The second experiment involved eight new pigeons who were trained to discriminate between water color and pastel paints. They were reinforced for their efforts, and scientists found they could discriminate using shape and color cues in order to select between textures accurately.
Professor Shigeru Watanabe from Keio University of Japan handled the research and concluded, “'This research does not deal with advanced artistic judgments, but it shows that pigeons are able to acquire the ability to judge beauty similar to that of humans.'
Now this business about being able to discern good from bad paintings is interesting in light of the history of pigeons. These are not dirty birds that leave droppings, as some Americans might assume, but considered holy in some cultures throughout history because there is little difference between the pigeon and the dove. The dove, of course, is a symbol of peace. Add to that the fact pigeons have remarkable adaptability, as they have been able to survive in urban culture. Pigeons have also been comfortable around man and been a special friend, like the dove, as it was told they carried messages during the time of Solomon and the ancient Greeks.

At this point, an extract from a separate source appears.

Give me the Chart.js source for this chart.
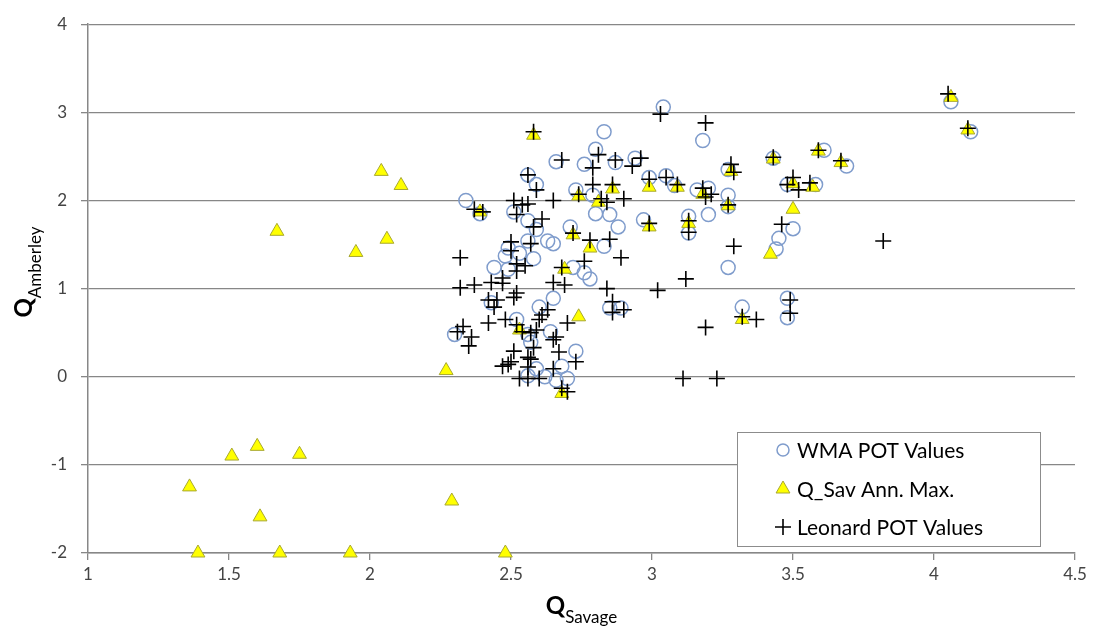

Terry Cockrum, President of the National Pigeon Association,maintains "You won't find many pigeons that live away from people. They are always visible. They go where water and feed is closest to man."
The Fine Arts Schools in France (the ‘Écoles des Beaux-Arts’) don’t have classes specifically designed to teach art criticism and curatorship in their studies. Ramon Tio Bellido believes this isn’t good for artists and maintains “we should try to give art students in France, and elsewhere, the tools with which dialectically to question their own work, and to link it appropriately with a methodological and practical analysis of the way it is presented, in exhibition.”
But until France, and other places that teach art, provide classes to teach art critique, perhaps pigeons will do for awhile. Can you imagine if one would pick out Andy Warhol’s painting of the tomato soup can over a Degas?